The price tag for this shortcut remains under wraps, but let’s be real: it won't be cheap. Coinhako has been around since 2014, a lifetime in this space. They’ve survived the Mt. Gox fallout, the 2017 ICO fever dreams, and the 2022 Great Deleveraging. They’re the cockroach that survived the nuclear winter and somehow came out wearing a tie.
There's a specific kind of irony here. Crypto was supposed to be the great equalizer, the tool to dismantle the "Too Big to Fail" institutions. Instead, we’re watching those exact institutions use their massive balance sheets to swallow the rebels whole. SBI’s Yoshitaka Kitao doesn't see a revolution; he sees a ledger that needs consolidating. To him, Coinhako is just another line item that happens to trade in SOL and BTC instead of yen and bonds.
The trade-off for Coinhako is obvious. You get the backing of a Japanese titan with deep pockets and institutional gravity. You get to survive. But you lose the soul of the startup. You become a subsidiary. You become a cog in a machine that cares more about quarterly compliance reports than the ethos of the blockchain. It’s a marriage of convenience where one partner has all the money and the other has all the permits.
What happens to the local "crypto-native" feel of a place like Coinhako when the suits from Tokyo take the wheel? Probably the same thing that happens to every interesting indie project once the private equity vultures or the legacy banks move in. The edges get rounded off. The risk-taking gets throttled. The "community" gets rebranded as a "client base."
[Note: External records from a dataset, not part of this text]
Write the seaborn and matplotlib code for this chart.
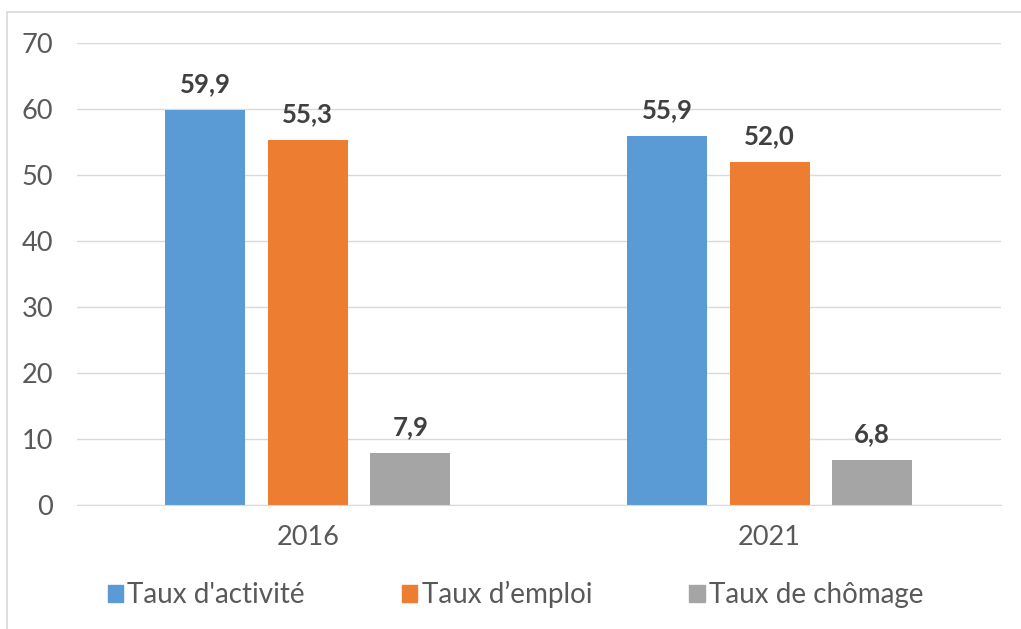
import pandas as pd
import matplotlib.pyplot as plt
import seaborn as sns
from matplotlib.patches import Patch, Rectangle

annees = ["2016", "2021"]
series = ["Taux d'activité", "Taux d\u2019emploi", "Taux de chômage"]
activite = [59.9, 55.9]
emploi = [55.3, 52.0]
chomage = [7.9, 6.8]
couleurs = ["#5B9BD5", "#ED7D31", "#A5A5A5"]

df = pd.DataFrame({
    "annee": annees * 3,
    "serie": [series[0]] * 2 + [series[1]] * 2 + [series[2]] * 2,
    "valeur": activite + emploi + chomage,
})

sns.set_style("white")
plt.rcParams["font.family"] = ["Lato", "DejaVu Sans"]

fig = plt.figure(figsize=(10.21, 6.29), dpi=100)
ax = fig.add_axes([0.0754, 0.197, 0.9046, 0.7346])

sns.barplot(data=df, x="annee", y="valeur", hue="serie", hue_order=series,
            palette=couleurs, width=0.666, gap=0.22, ax=ax, legend=False,
            saturation=1, linewidth=0)

# etiquettes des valeurs, virgule decimale
for cont in ax.containers:
    ax.bar_label(cont, labels=[f"{v:.1f}".replace(".", ",") for v in cont.datavalues],
                 padding=10, fontsize=18.5, fontweight="bold", color="#404040")

ax.set_xlim(-0.5, 1.5)
ax.set_ylim(0, 70)
ax.set_yticks(range(0, 71, 10))
ax.yaxis.grid(True, color="#D9D9D9", linewidth=1)
ax.set_axisbelow(True)
for s in ["top", "right", "left"]:
    ax.spines[s].set_visible(False)
ax.spines["bottom"].set_color("#D9D9D9")
ax.tick_params(axis="both", length=0, labelsize=19.5, colors="#595959", pad=14)
ax.tick_params(axis="y", pad=17)
ax.set_xlabel("")
ax.set_ylabel("")

handles = [Patch(color=c, label=s) for c, s in zip(couleurs, series)]
fig.legend(handles=handles, loc="center", bbox_to_anchor=(0.505, 0.055), ncol=3,
           frameon=False, fontsize=20, handlelength=0.55, handleheight=0.55,
           handletextpad=0.15, columnspacing=3.5, labelcolor="#595959")

fig.patches.append(Rectangle((0.007, -0.01), 1.1, 0.991, transform=fig.transFigure,
                             fill=False, edgecolor="#D9D9D9", linewidth=1.2))

fig.savefig("out.png", dpi=100)
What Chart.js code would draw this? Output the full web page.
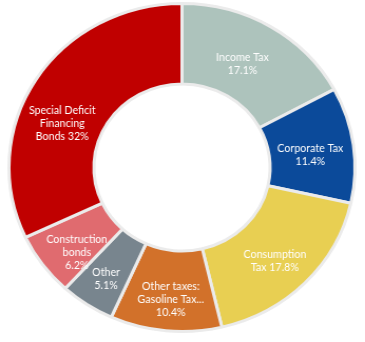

Singapore has been trying to rebrand itself as the "responsible" crypto hub after the Three Arrows Capital and Hodlnaut disasters turned the city-state into a cautionary tale. MAS wants "grown-up" crypto. SBI is about as grown-up as it gets. They represent the boring, stable, highly regulated future that the original cypherpunks would have hated.
For the average Coinhako user, nothing changes tomorrow. The app will still open. The trades will still execute. But the plumbing is changing. The capital isn't flowing into a local underdog anymore; it’s being diverted into the massive, complex circulatory system of a Japanese conglomerate.
It’s a smart move for SBI. They get a foothold in a region where the middle class is exploding and everyone with a smartphone wants a piece of the action. They get to bypass the years of paperwork and the "maybe" of a license application. They get a turn-key operation in the most strategic port in the world.
The real question isn't whether the deal goes through. It’s whether there will be any independent exchanges left in three years, or if we’re all just going to be trading on different versions of the same five bank-owned platforms.
At least the apps will have better customer support, even if the spirit of the thing is dead on arrival. One has to wonder if Kitao even likes crypto, or if he just likes owning the pipes.